Do some women lie about rape? Yes, of course. Just like some people set their own houses on fire to collect the insurance money, and some people lie about being robbed or their cars being stolen. I was going to say that just about the only crime people don’t lie about being victimized by is murder, but then some people fake their own deaths, so there’s that. People lie, often in stunningly pathological ways, and that is a sad reality. But women don’t lie about being raped any more than people lie about other crimes — which is actually not particularly often.

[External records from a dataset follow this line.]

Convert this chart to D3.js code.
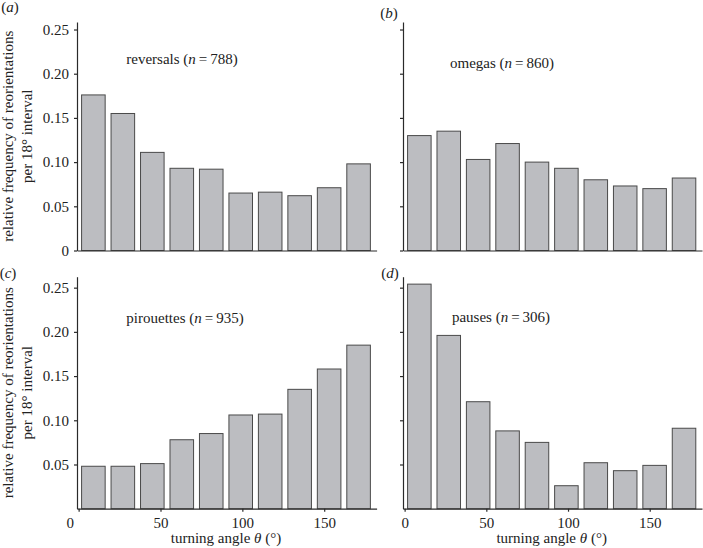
<!DOCTYPE html>
<html>
<head>
<meta charset="utf-8">
<script src="https://cdn.jsdelivr.net/npm/d3@7"></script>
<style>
  html, body { margin: 0; padding: 0; background: #fff; }
  svg { display: block; }
  text { font-family: "Liberation Serif", "DejaVu Serif", serif; fill: #222; }
</style>
</head>
<body>
<svg id="chart" width="703" height="548"></svg>
<script>
// ---- data ----
const binStarts = [0, 18, 36, 54, 72, 90, 108, 126, 144, 162];   // 18° bins
const binWidth = 18;
const reversals  = [0.176, 0.155, 0.111, 0.093, 0.092, 0.065, 0.066, 0.062, 0.071, 0.098];
const omegas     = [0.130, 0.135, 0.103, 0.121, 0.100, 0.093, 0.080, 0.073, 0.070, 0.082];
const pirouettes = [0.048, 0.048, 0.051, 0.078, 0.085, 0.106, 0.107, 0.135, 0.158, 0.185];
const pauses     = [0.254, 0.196, 0.121, 0.088, 0.075, 0.026, 0.052, 0.043, 0.049, 0.091];
const panelLetters = ["a", "b", "c", "d"];
const behaviourNames = ["reversals", "omegas", "pirouettes", "pauses"];
const sampleSizes = [788, 860, 935, 306];
const yTickValues = [0, 0.05, 0.10, 0.15, 0.20, 0.25];
const xTickValues = [0, 50, 100, 150];
const yLabelLines = ["relative frequency of reorientations", "per 18° interval"];
const xLabel = "turning angle ";

// ---- layout ----
const seriesList = [reversals, omegas, pirouettes, pauses];
const svg = d3.select("#chart");
const colX = [[77, 376.6], [403, 702]];
const rowY = [{range: [250.5, 22], top: 0.2585}, {range: [508.7, 276.7], top: 0.2624}];
const panelLabelPos = [[10, 9], [389, 15], [8, 275], [390, 275]];
const titlePos = [[182, 61], [502, 65], [185, 320], [501, 319]];
const fontSize = 15;

seriesList.forEach((vals, i) => {
  const col = i % 2, row = Math.floor(i / 2);
  const x = d3.scaleLinear().domain([-1, 182]).range(colX[col]);
  const y = d3.scaleLinear().domain([0, rowY[row].top]).range(rowY[row].range);
  const g = svg.append("g");

  // bars
  g.selectAll("rect").data(binStarts.map((s, k) => ({s, v: vals[k]})))
    .enter().append("rect")
    .attr("x", d => x(d.s + 1.8))
    .attr("width", d => x(d.s + binWidth - 1.8) - x(d.s + 1.8))
    .attr("y", d => y(d.v))
    .attr("height", d => y(0) - y(d.v))
    .attr("fill", "#bcbdc1")
    .attr("stroke", "#4a4a4a")
    .attr("stroke-width", 1);

  // y axis
  const yAxis = d3.axisLeft(y).tickValues(row === 0 ? yTickValues : yTickValues.slice(1))
    .tickSize(3).tickSizeOuter(0).tickPadding(5)
    .tickFormat(col === 0 ? (d => d === 0 ? "0" : d3.format(".2f")(d)) : () => "");
  const ya = g.append("g").attr("transform", `translate(${x(-1)},0)`).call(yAxis);

  // x axis
  const xAxis = d3.axisBottom(x).tickValues(row === 1 ? xTickValues : [])
    .tickSize(3).tickSizeOuter(0).tickPadding(6)
    .tickFormat(d3.format("d"));
  const xa = g.append("g").attr("transform", `translate(0,${y(0)})`).call(xAxis);

  [ya, xa].forEach(a => {
    a.selectAll("path, line").attr("stroke", "#2a2a2a").attr("stroke-width", 1.2);
    a.selectAll("text").style("font-family", '"Liberation Serif", serif')
      .style("font-size", fontSize + "px").attr("fill", "#222");
  });
  if (row === 1 && col === 0) {
    xa.selectAll(".tick").filter(d => d === 0).select("text").attr("dx", -9);
  }

  // panel letter
  const pl = g.append("text").attr("x", panelLabelPos[i][0]).attr("y", panelLabelPos[i][1])
    .attr("text-anchor", "middle").attr("dominant-baseline", "middle")
    .style("font-size", fontSize + "px");
  pl.append("tspan").text("(");
  pl.append("tspan").attr("font-style", "italic").text(panelLetters[i]);
  pl.append("tspan").text(")");

  // title
  const t = g.append("text").attr("x", titlePos[i][0]).attr("y", titlePos[i][1])
    .attr("text-anchor", "middle").attr("dominant-baseline", "middle")
    .style("font-size", fontSize + "px");
  t.append("tspan").text(behaviourNames[i] + " (");
  t.append("tspan").attr("font-style", "italic").text("n");
  t.append("tspan").text("\u2009=\u2009" + sampleSizes[i] + ")");

  // y label
  if (col === 0) {
    const cy = (rowY[row].range[0] + rowY[row].range[1]) / 2;
    yLabelLines.forEach((ln, k) => {
      g.append("text")
        .attr("transform", `translate(${10 + k * 19},${cy}) rotate(-90)`)
        .attr("text-anchor", "middle").attr("dominant-baseline", "middle")
        .style("font-size", fontSize + "px").text(ln);
    });
  }

  // x label
  if (row === 1) {
    const cx = (x(0) + x(180)) / 2;
    const xl = g.append("text").attr("x", cx).attr("y", 540)
      .attr("text-anchor", "middle").attr("dominant-baseline", "middle")
      .style("font-size", fontSize + "px");
    xl.append("tspan").text(xLabel);
    xl.append("tspan").attr("font-style", "italic").text("θ");
    xl.append("tspan").text(" (°)");
  }
});
</script>
</body>
</html>
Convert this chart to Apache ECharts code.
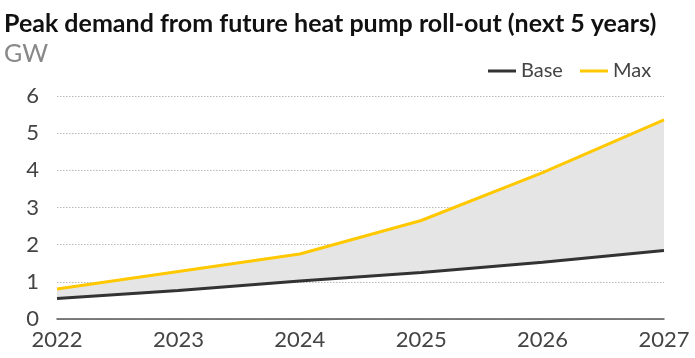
<!DOCTYPE html>
<html>
<head>
<meta charset="utf-8">
<script src="https://cdn.jsdelivr.net/npm/echarts@6/dist/echarts.min.js"></script>
<style>
  html, body { margin: 0; padding: 0; background: #fff; }
  #chart { width: 695px; height: 358px; }
</style>
</head>
<body>
<div id="chart"></div>
<script>
// Peak demand (GW) from heat pump roll-out, two scenarios
const years = ['2022', '2023', '2024', '2025', '2026', '2027'];
const baseValues = [0.55, 0.77, 1.02, 1.25, 1.53, 1.84];
const maxValues = [0.81, 1.28, 1.75, 2.65, 3.94, 5.36];
const yTicks = { min: 0, max: 6, interval: 1 };

// Height of the shaded range stacked on top of the Base line
const bandValues = maxValues.map((v, i) => +(v - baseValues[i]).toFixed(3));

const FONT = 'Lato, "Open Sans", sans-serif';
const chart = echarts.init(document.getElementById('chart'), null, { renderer: 'canvas' });

chart.setOption({
  animation: false,
  backgroundColor: '#ffffff',
  title: [
    {
      text: 'Peak demand from future heat pump roll-out (next 5 years)',
      left: -1, top: 6,
      textStyle: { fontFamily: FONT, fontSize: 25, fontWeight: 'bold', color: '#111111' }
    },
    {
      text: 'GW',
      left: -1, top: 36,
      textStyle: { fontFamily: FONT, fontSize: 25, fontWeight: 'normal', color: '#888888' }
    }
  ],
  legend: {
    left: 483, top: 56,
    icon: 'rect',
    itemWidth: 28, itemHeight: 3,
    itemGap: 17,
    textStyle: { fontFamily: FONT, fontSize: 20, color: '#444444', padding: [0, 0, 0, 0] },
    data: ['Base', 'Max']
  },
  grid: { left: 57, right: 31, top: 96, bottom: 39, containLabel: false },
  xAxis: {
    type: 'category',
    data: years,
    boundaryGap: false,
    axisLine: { show: true, lineStyle: { color: '#555555', width: 1.5 } },
    axisTick: { show: false },
    axisLabel: { fontFamily: FONT, fontSize: 22, color: '#444444', margin: 10 },
    splitLine: { show: false }
  },
  yAxis: {
    type: 'value',
    min: yTicks.min, max: yTicks.max, interval: yTicks.interval,
    axisLine: { show: false },
    axisTick: { show: false },
    axisLabel: { fontFamily: FONT, fontSize: 22, color: '#444444', margin: 18 },
    splitLine: { show: true, lineStyle: { color: '#b8b8b8', type: [1.5, 1.5], width: 1 } }
  },
  series: [
    {
      name: 'Base',
      type: 'line',
      stack: 'range',
      data: baseValues,
      symbol: 'none',
      z: 4,
      lineStyle: { color: '#333333', width: 3 },
      itemStyle: { color: '#333333' }
    },
    {
      name: 'Range',
      type: 'line',
      stack: 'range',
      data: bandValues,
      symbol: 'none',
      z: 2,
      lineStyle: { width: 0, opacity: 0 },
      areaStyle: { color: '#e5e5e5', opacity: 1 },
      itemStyle: { color: '#e5e5e5' }
    },
    {
      name: 'Max',
      type: 'line',
      data: maxValues,
      symbol: 'none',
      z: 5,
      lineStyle: { color: '#ffc800', width: 3 },
      itemStyle: { color: '#ffc800' }
    }
  ]
});
</script>
</body>
</html>
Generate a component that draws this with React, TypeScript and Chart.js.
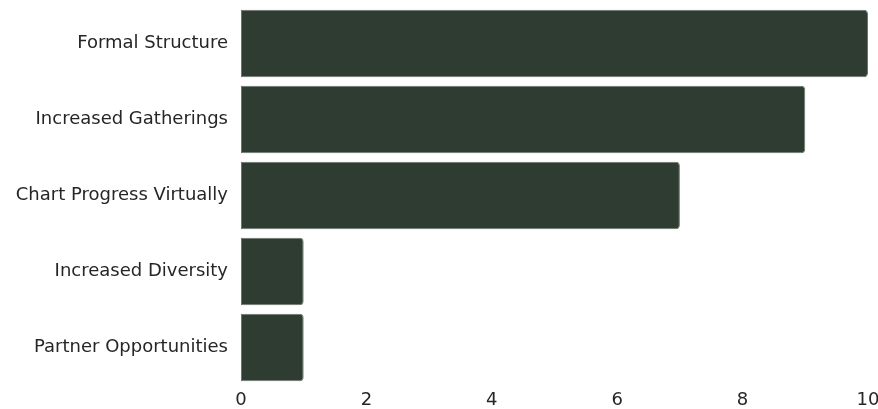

But just for kicks, let’s address Rivard’s argument on its merits. Here’s how he explained himself:
“[My father] also told me one thing, ‘If you do (have premarital sex), just remember, consensual sex can turn into rape in an awful hurry,’ ” Rivard said. “Because all of a sudden a young lady gets pregnant and the parents are madder than a wet hen and she’s not going to say, ‘Oh, yeah, I was part of the program.’ All that she has to say or the parents have to say is it was rape because she’s underage. And he just said, ‘Remember, Roger, if you go down that road, some girls,’ he said, ‘they rape so easy.’
“What the whole genesis of it was, it was advice to me, telling me, ‘If you’re going to go down that road, you may have consensual sex that night and then the next morning it may be rape.’ So the way he said it was, ‘Just remember, Roger, some girls, they rape so easy. It may be rape the next morning.’
Ooookay. So many things to get mad about! But putting the mad aside for a second: This argument only works in a society that holds ideal conservative views about sex. This problem only exists in a society that follows, or aspires to follow, ideal conservative views about sex. And obviously American society is still that, at least partly (what we aspire to and what we do are two very different things). But if we all looked at sex as something awesome and healthy and natural that two people do together and that requires some responsibility and ethical treatment of oneself and one’s partner, instead of a bartering chip that women are supposed to give to men in one particular context and that sullies them if they give it in the wrong context? The Rivard rape scenario would not be plausible, because there would be no incentive to lie about rape. Put more simply: Why would the lying woman in Rivard’s story lie unless she feared retribution for having sex? And why, in a feminist world, would she fear retribution for having sex?
Feminism: Good for everyone, even men falsely accused of rape in a Republican dad’s paranoia scenario.
The fundamental problem here is that conservatives don’t trust women to run our own lives. They don’t trust us to determine the number and spacing of our own children, and they definitely don’t trust us when it comes to anything sex related. In their estimation, sex is always a tool to get something else. Women need to be controlled — by men, by the law, by the pervasive threat of sexual assault if they leave the home or if they act in unladlylike ways. And yes, that enables rape. It enables men to get away with rape. It enables the kind of mentality that Rivard expresses here.